» Dataset excerpt

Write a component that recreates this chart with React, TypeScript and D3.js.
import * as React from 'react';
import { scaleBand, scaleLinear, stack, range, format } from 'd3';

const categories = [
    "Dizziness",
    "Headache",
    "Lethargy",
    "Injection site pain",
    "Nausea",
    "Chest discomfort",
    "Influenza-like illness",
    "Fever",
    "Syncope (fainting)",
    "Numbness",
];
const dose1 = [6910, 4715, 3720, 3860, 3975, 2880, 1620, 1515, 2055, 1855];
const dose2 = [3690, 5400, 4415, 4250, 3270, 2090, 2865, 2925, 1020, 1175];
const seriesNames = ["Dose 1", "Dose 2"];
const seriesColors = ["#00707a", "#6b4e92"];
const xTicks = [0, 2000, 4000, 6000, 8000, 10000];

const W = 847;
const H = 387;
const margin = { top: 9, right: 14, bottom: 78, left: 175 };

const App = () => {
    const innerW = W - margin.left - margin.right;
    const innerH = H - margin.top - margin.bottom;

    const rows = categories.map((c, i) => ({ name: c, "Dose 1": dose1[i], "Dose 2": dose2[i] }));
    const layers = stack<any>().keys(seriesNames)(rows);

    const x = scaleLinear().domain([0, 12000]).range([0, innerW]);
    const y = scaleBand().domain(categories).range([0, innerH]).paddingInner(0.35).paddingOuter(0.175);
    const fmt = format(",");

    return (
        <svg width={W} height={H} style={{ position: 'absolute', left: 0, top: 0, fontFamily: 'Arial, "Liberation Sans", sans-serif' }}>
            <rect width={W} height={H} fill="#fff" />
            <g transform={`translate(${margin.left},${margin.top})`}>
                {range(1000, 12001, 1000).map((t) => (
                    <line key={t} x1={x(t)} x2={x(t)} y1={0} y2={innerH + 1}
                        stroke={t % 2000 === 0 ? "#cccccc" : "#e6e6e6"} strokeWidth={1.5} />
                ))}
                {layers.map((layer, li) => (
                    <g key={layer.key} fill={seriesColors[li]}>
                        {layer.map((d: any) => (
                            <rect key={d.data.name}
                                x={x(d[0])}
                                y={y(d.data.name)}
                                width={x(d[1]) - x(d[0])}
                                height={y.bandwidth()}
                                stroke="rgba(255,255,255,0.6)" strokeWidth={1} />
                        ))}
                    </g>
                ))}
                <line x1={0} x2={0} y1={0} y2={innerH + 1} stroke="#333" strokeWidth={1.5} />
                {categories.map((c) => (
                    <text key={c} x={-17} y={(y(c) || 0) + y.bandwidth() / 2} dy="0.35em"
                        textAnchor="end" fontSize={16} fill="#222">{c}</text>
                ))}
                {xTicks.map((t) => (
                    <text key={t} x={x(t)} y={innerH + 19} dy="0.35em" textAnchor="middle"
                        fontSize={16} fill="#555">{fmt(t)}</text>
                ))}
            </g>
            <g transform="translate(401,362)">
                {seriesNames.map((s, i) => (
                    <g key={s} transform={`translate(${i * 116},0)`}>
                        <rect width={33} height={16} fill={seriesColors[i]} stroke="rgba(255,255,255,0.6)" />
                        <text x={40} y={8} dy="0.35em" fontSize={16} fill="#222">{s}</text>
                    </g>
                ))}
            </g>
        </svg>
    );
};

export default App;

» Task goal
Filter the listing above by the word "React"; copy each line that passes.

» Task result
Write a component that recreates this chart with React, TypeScript and D3.js.
import * as React from 'react';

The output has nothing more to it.